Pencopotan baliho Rizieq Shihab oleh tentara (Sumber: Antara)

Pakar politik lain, Hendri Satrio memberi pandangan tentang bagaimana membaca sikap Anies terhadap kepemimpinan Jokowi dalam aksi baca buku. Hendri melihat sejumlah kemungkinan. Pertama, Anies menyiratkan kekhawatiran akan demokrasi yang makin tergerus. Pesan itu bisa saja ditujukan Anies untuk Jokowi atau pemimpin negara lain, termasuk dirinya sendiri.

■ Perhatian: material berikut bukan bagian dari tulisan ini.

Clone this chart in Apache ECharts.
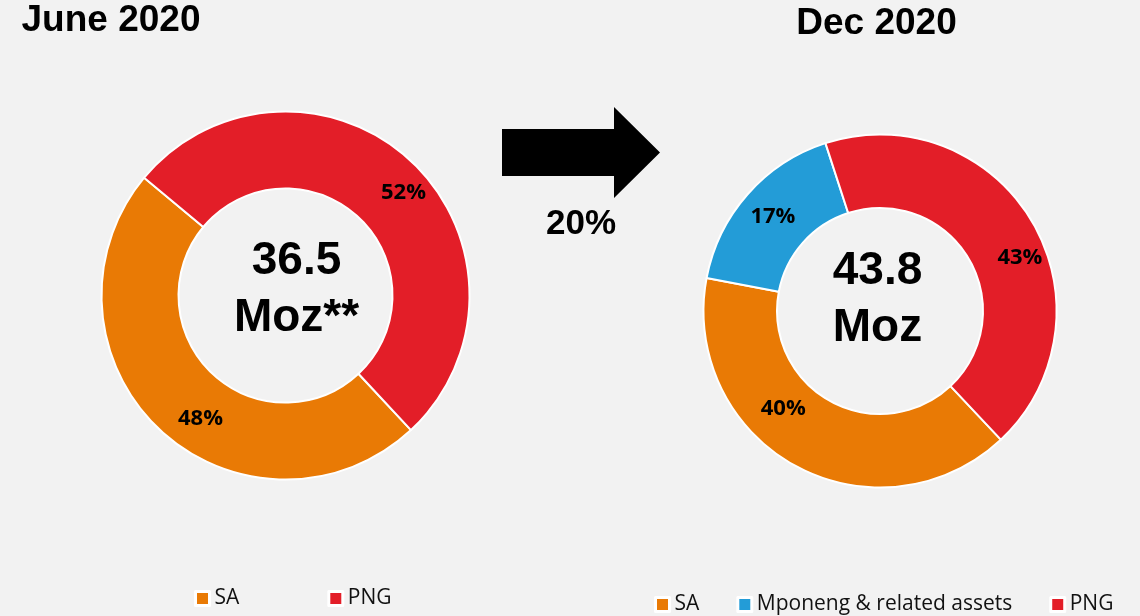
<!DOCTYPE html>
<html>
<head>
<meta charset="utf-8">
<script src="https://cdn.jsdelivr.net/npm/echarts@6/dist/echarts.min.js"></script>
<style>
    html, body { margin: 0; padding: 0; background: #f2f2f2; }
    #chart { width: 1140px; height: 616px; }
</style>
</head>
<body>
<div id="chart"></div>
<script>
// data
const juneCategories = ["SA", "PNG"]
const juneValues = [48, 52]
const decCategories = ["SA", "Mponeng & related assets", "PNG"]
const decValues = [40, 17, 43]
const periodTitles = ["June 2020", "Dec 2020"]
const totals = ["36.5\nMoz**", "43.8\nMoz"]
const growthText = "20%"

const colors = {
    "SA": "#E97A05",
    "Mponeng & related assets": "#239CD7",
    "PNG": "#E31E28",
}

// label nudges (Excel puts them a bit off the mid radius)
const juneLabelShift = [[17, 15], [16, 5]]
const decLabelShift = [[-28, -27], [0, 0], [17, 19]]

const boldArial = size => `bold ${size}px "Liberation Sans", Arial, sans-serif`

function pieSeries(name, categories, values, center, radius, startAngle, shifts) {
    return {
        type: "pie",
        name: name,
        center: center,
        radius: radius,
        startAngle: startAngle,
        clockwise: true,
        silent: true,
        avoidLabelOverlap: false,
        data: categories.map((c, i) => ({
            name: c,
            value: values[i],
            itemStyle: { color: colors[c] },
        })),
        itemStyle: { borderColor: "#fff", borderWidth: 2 },
        label: {
            show: true,
            position: "inside",
            formatter: "{c}%",
            color: "#000",
            fontFamily: "Open Sans",
            fontWeight: "bold",
            fontSize: 22,
        },
        labelLine: { show: false },
        labelLayout: p => ({ dx: shifts[p.dataIndex][0], dy: shifts[p.dataIndex][1] }),
        emphasis: { disabled: true },
    }
}

function legend(names, left, top, gap) {
    return {
        data: names,
        left: left,
        top: top,
        padding: 0,
        itemGap: gap,
        itemWidth: 14,
        itemHeight: 14,
        icon: "rect",
        selectedMode: false,
        itemStyle: { borderColor: "#fff", borderWidth: 3 },
        textStyle: { fontFamily: "Open Sans", fontSize: 21, color: "#111" },
    }
}

function text(str, x, y, font, lineHeight) {
    return {
        type: "text",
        x: x,
        y: y,
        silent: true,
        style: {
            text: str,
            font: font,
            fill: "#000",
            align: "center",
            textAlign: "center",
            verticalAlign: "middle",
            textVerticalAlign: "middle",
            lineHeight: lineHeight,
        },
    }
}

const chart = echarts.init(document.getElementById("chart"), null, { renderer: "canvas" })
chart.setOption({
    backgroundColor: "#f2f2f2",
    animation: false,
    legend: [
        legend(juneCategories, 194, 588, 88),
        legend(decCategories, 654, 594, 37),
    ],
    series: [
        pieSeries("June 2020", juneCategories, juneValues, [285.5, 295.5], [107, 184], -47, juneLabelShift),
        pieSeries("Dec 2020", decCategories, decValues, [880, 311], [103, 176.5], -46.8, decLabelShift),
    ],
    graphic: [
        text(periodTitles[0], 111, 21, boldArial(37)),
        text(periodTitles[1], 876.5, 24, boldArial(37)),
        text(totals[0], 296.5, 290, boldArial(46), 57),
        text(totals[1], 877.5, 300, boldArial(46), 57.5),
        text(growthText, 581, 224, boldArial(35)),
        {
            type: "polygon",
            silent: true,
            shape: {
                points: [[502, 129], [614, 129], [614, 107], [660, 152.5],
                         [614, 198], [614, 176], [502, 176]],
            },
            style: { fill: "#000" },
        },
    ],
})
</script>
</body>
</html>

"Pertama, (pesan Anies) jangan sampai kemudian demokrasi itu mati di Indonesia. Kedua, pesan yang disampaikan juga bahwa dirinya selain sebagai gubernur juga akademisi. Ya, yang sederhana gitu. Kemudian berlatar belakang Islam. Dia kan mau kasih tahu seperti itu. Tapi kalau pertanyaannya apakah itu sindiran, ya bisa juga nyindir. Itu karena buku yang dia baca dan mendadak viral itu sebetulnya kan bukan hal baru. Bung Hatta juga pernah nulis saat dia mengkritisi kebijakan Soekarno di tahun 60-an," kata akademisi Universitas Paramadina itu kepada VOI.

Demokrasi, kata Ujang maupun Hendri memang membawa konsekuensi. Negara demokrasi harus memiliki ruang yang luas bagi kritik. Negara demokrasi juga harus memiliki pemerintahan yang mampu mendengar karena kekuasaan sebuah negara demokrasi berada di tangan rakyat.

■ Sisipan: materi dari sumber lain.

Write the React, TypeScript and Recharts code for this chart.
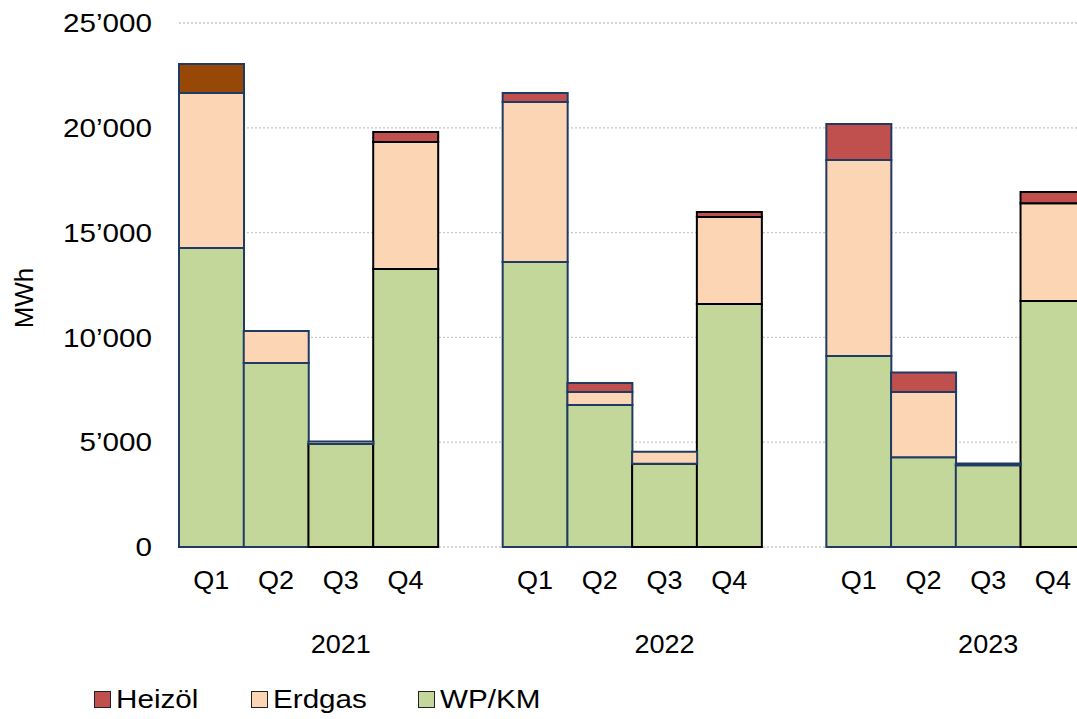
import { BarChart, Bar, XAxis, YAxis, CartesianGrid, Legend, Cell } from 'recharts';

const YEARS = ['2021', '2022', '2023'];
const QUARTERS = ['Q1', 'Q2', 'Q3', 'Q4'];

// MWh per quarter, 2021 Q1 .. 2023 Q4
const WP_KM = [14270, 8780, 4910, 13260, 13600, 6770, 3970, 11590, 9110, 4280, 3900, 11740];
const ERDGAS = [7390, 1530, 120, 6060, 7630, 630, 580, 4150, 9350, 3120, 80, 4660];
const HEIZOEL = [1380, 0, 0, 480, 430, 420, 0, 240, 1720, 930, 0, 540];

const Y_TICKS = [0, 5000, 10000, 15000, 20000, 25000];

const FONT = '"Liberation Sans", Arial, sans-serif';
const FONT_SIZE = 26;
const WIDE = 1.14; // the labels are set slightly wider than the plain font

const GREEN = '#c4d79b';
const PEACH = '#fcd5b5';
const RED = '#c0504d';
const BROWN = '#974706';
const NAVY = '#1f3a63';
const BLACK = '#000000';

// outline colour per quarter bar, per series
const N = NAVY;
const K = BLACK;
const OUTLINE_WP = [N, N, K, K, N, N, K, K, N, N, N, K];
const OUTLINE_GAS = [N, N, N, K, N, N, N, K, N, N, N, K];
const OUTLINE_OIL = [N, N, N, K, N, N, N, K, N, N, N, K];

type Row = {
  q: string;
  year: string;
  slot: number;
  idx: number;
  wp: number | null;
  gas: number | null;
  oil: number | null;
};

// each year gets its four quarters plus one empty slot as spacer
const rows: Row[] = [];
YEARS.forEach((year, y) => {
  QUARTERS.forEach((q, s) => {
    const i = y * 4 + s;
    rows.push({ q, year, slot: s, idx: i, wp: WP_KM[i], gas: ERDGAS[i], oil: HEIZOEL[i] });
  });
  rows.push({ q: '', year, slot: 4, idx: -1, wp: null, gas: null, oil: null });
});

const fmt = (n: number) =>
  n === 0 ? '0' : `${Math.floor(n / 1000)}\u2019${String(n % 1000).padStart(3, '0')}`;

const YTick = ({ x, y, payload }: any) => (
  <g transform={`translate(${x}, ${y}) scale(${WIDE}, 1)`}>
    <text x={0} y={0} dy="0.355em" textAnchor="end" fontSize={FONT_SIZE} fontFamily={FONT} fill="#000">
      {fmt(payload.value)}
    </text>
  </g>
);

const XTick = ({ x, y, payload, index }: any) => {
  const i = payload?.index ?? index;
  const row = rows[i];
  return (
    <g transform={`translate(${x}, ${y}) scale(1.04, 1)`}>
      <text x={0} y={0} dy="0.355em" textAnchor="middle" fontSize={FONT_SIZE} fontFamily={FONT} fill="#000">
        {payload.value}
      </text>
      {row && row.slot === 2 && (
        <text x={0} y={64} dy="0.355em" textAnchor="middle" fontSize={FONT_SIZE} fontFamily={FONT} fill="#000">
          {row.year}
        </text>
      )}
    </g>
  );
};

const UnitLabel = ({ viewBox }: any) => {
  const cx = (viewBox?.x ?? 0) + 24;
  const cy = (viewBox?.y ?? 0) + (viewBox?.height ?? 0) / 2 + 13;
  return (
    <text
      x={cx}
      y={cy}
      dy="0.355em"
      textAnchor="middle"
      fontSize={FONT_SIZE}
      fontFamily={FONT}
      fill="#000"
      transform={`rotate(-90, ${cx}, ${cy})`}
    >
      MWh
    </text>
  );
};

const LEGEND_ITEMS = [
  { name: 'Heizöl', color: RED, left: 94 },
  { name: 'Erdgas', color: PEACH, left: 251 },
  { name: 'WP/KM', color: GREEN, left: 418 },
];

const LegendBox = () => (
  <div style={{ position: 'relative', height: 40, fontFamily: FONT, fontSize: FONT_SIZE }}>
    {LEGEND_ITEMS.map((it) => (
      <div
        key={it.name}
        style={{
          position: 'absolute',
          left: it.left,
          top: 0,
          height: 40,
          display: 'flex',
          alignItems: 'center',
          whiteSpace: 'nowrap',
        }}
      >
        <span
          style={{
            display: 'inline-block',
            width: 17,
            height: 17,
            boxSizing: 'border-box',
            border: '1.5px solid #222',
            background: it.color,
          }}
        />
        <span
          style={{
            display: 'inline-block',
            marginLeft: 5,
            color: '#000',
            transform: `scaleX(${WIDE})`,
            transformOrigin: 'left center',
          }}
        >
          {it.name}
        </span>
      </div>
    ))}
  </div>
);

export default function App() {
  return (
    <div
      style={{
        position: 'absolute',
        left: 0,
        top: 0,
        width: 1077,
        height: 719,
        overflow: 'hidden',
        background: '#fff',
      }}
    >
      <BarChart
        width={1150}
        height={719}
        data={rows}
        margin={{ top: 23, right: 0, bottom: 22, left: 0 }}
        barCategoryGap={0}
        barGap={0}
      >
        <CartesianGrid vertical={false} stroke="#c8c8c8" strokeDasharray="2 2" strokeWidth={1.3} />
        <XAxis
          dataKey="q"
          interval={0}
          axisLine={false}
          tickLine={false}
          tickSize={0}
          tickMargin={33}
          height={110}
          tick={<XTick />}
        />
        <YAxis
          width={179}
          domain={[0, 25000]}
          ticks={Y_TICKS}
          axisLine={false}
          tickLine={false}
          tickSize={0}
          tickMargin={27}
          tick={<YTick />}
          label={<UnitLabel />}
        />
        <Legend verticalAlign="bottom" wrapperStyle={{ left: 0, bottom: 0, width: 700, height: 40 }} content={() => <LegendBox />} />
        <Bar dataKey="wp" name="WP/KM" stackId="s" fill={GREEN} strokeWidth={2} isAnimationActive={false}>
          {rows.map((r, i) => (
            <Cell key={`wp-${i}`} fill={GREEN} stroke={r.idx >= 0 ? OUTLINE_WP[r.idx] : 'none'} />
          ))}
        </Bar>
        <Bar dataKey="gas" name="Erdgas" stackId="s" fill={PEACH} strokeWidth={2} isAnimationActive={false}>
          {rows.map((r, i) => (
            <Cell key={`gas-${i}`} fill={PEACH} stroke={r.idx >= 0 ? OUTLINE_GAS[r.idx] : 'none'} />
          ))}
        </Bar>
        <Bar dataKey="oil" name="Heizöl" stackId="s" fill={RED} strokeWidth={2} isAnimationActive={false}>
          {rows.map((r, i) => (
            <Cell
              key={`oil-${i}`}
              fill={r.idx === 0 ? BROWN : RED}
              stroke={r.idx >= 0 ? OUTLINE_OIL[r.idx] : 'none'}
            />
          ))}
        </Bar>
      </BarChart>
    </div>
  );
}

"Oleh karena itu, ketika kita sudah memilih demokrasi sebagai sistem politik. Maka perbedaan pendapat itu sekencang apapun dia, seberat apapun pihak yang mengkritik pemerintah, itu tetap harus dihargai sebagai bagian daripada proses berdemokrasi dengan baik," kata Ujang.

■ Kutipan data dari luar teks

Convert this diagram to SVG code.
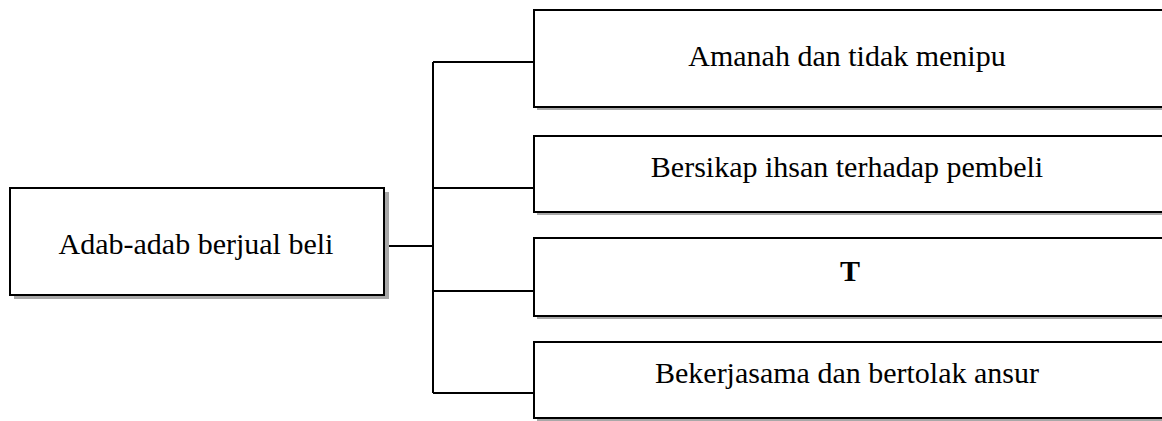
<svg xmlns="http://www.w3.org/2000/svg" width="1162" height="421" viewBox="0 0 1162 421">
<style>
  .box { fill: #ffffff; stroke: #000000; stroke-width: 2; }
  .shadow { fill: #a8a8a8; }
  .lbl { font-family: "Liberation Serif", "Times New Roman", serif; font-size: 30px; fill: #000000; text-anchor: middle; }
  .bold { font-weight: bold; }
  .conn { fill: none; stroke: #000000; stroke-width: 2; }
</style>
<rect width="1162" height="421" fill="#ffffff"/>
<g id="connectors">
  <path class="conn" d="M384,246 H433"/>
  <path class="conn" d="M433,62 V393"/>
  <path class="conn" d="M433,62 H534"/>
  <path class="conn" d="M433,188 H534"/>
  <path class="conn" d="M433,291 H534"/>
  <path class="conn" d="M433,393 H534"/>
</g>
<g id="node-root">
  <rect class="shadow" x="14" y="192" width="375" height="107"/>
  <rect class="box" x="10" y="188" width="374" height="107"/>
  <text class="lbl" x="196" y="254">Adab-adab berjual beli</text>
</g>
<g id="node-amanah">
  <rect class="shadow" x="537" y="13" width="640" height="97"/>
  <rect class="box" x="534" y="10" width="640" height="97"/>
  <text class="lbl" x="847" y="66">Amanah dan tidak menipu</text>
</g>
<g id="node-ihsan">
  <rect class="shadow" x="537" y="139" width="640" height="76"/>
  <rect class="box" x="534" y="136" width="640" height="76"/>
  <text class="lbl" x="847" y="177">Bersikap ihsan terhadap pembeli</text>
</g>
<g id="node-t">
  <rect class="shadow" x="537" y="241" width="640" height="78"/>
  <rect class="box" x="534" y="238" width="640" height="78"/>
  <text class="lbl bold" x="850" y="281">T</text>
</g>
<g id="node-bekerjasama">
  <rect class="shadow" x="537" y="345" width="640" height="76"/>
  <rect class="box" x="534" y="342" width="640" height="76"/>
  <text class="lbl" x="847" y="383">Bekerjasama dan bertolak ansur</text>
</g>
</svg>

"Jadi, menurut saya ialah salah satu keindahan demokrasi adalah apa yang dilakukan oleh Anies, sehingga apa yang dilakukan oleh Anies, tidak kemudian serta merta menjadi dijawab dengan keras, tetapi dibiarkan sebagai kembang demokrasi," Hendri.

Sebuah dongeng

Bagi negara demokrasi, otoritarian adalah musuh besar. Buku How Democracies Die memberi masukan kepada pembaca soal bagaimana mencegah pemimpin populis nan otoriter untuk dapat berkuasa kembali. Salah satu keunggulan buku ini adalah kisah-kisah yang diilustrasikan secara baik.

Untuk mendapat gambaran bagaimana pemimpin otoriter menunggangi sistem demokrasi, penulis telah menceritakan kisah berjudul The Horse, the Stag and the Hunter (Aesop’s Fables). Mereka bahkan menjadikan kisah tersebut sebagai pembuka buku. Hal itu agar pembaca paham bagaimana demokrasi bisa runtuh. Berikut kisahnya:

Sebuah pertengkaran terjadi di antara seekor kuda dan rusa jantan. Si kuda datang kepada pemburu untuk meminta bantuan mengalahkan rusa. Si pemburu bilang, “Oke, saya akan bantu kamu mengalahkan rusa, asalkan kamu izinkan aku memasang sepatu besi di antara jarimu dan aku akan mengendalikanmu dengan tali kekang dan pelana ini ditaruh di punggungmu, supaya aku bisa stabil memandumu mengejar musuh.”

Si kuda setuju dengan semua permintaan pemburu dan rusa pun akhirnya dikalahkan. Kuda meminta pemburu untuk melepas semua yang telah dipasang di tubuhnya, tapi si pemburu bilang, "Wow tidak bisa secepat itu kawan. Sekarang aku sudah memacumu dalam kendaliku dan aku memutuskan untuk tetap seperti itu.”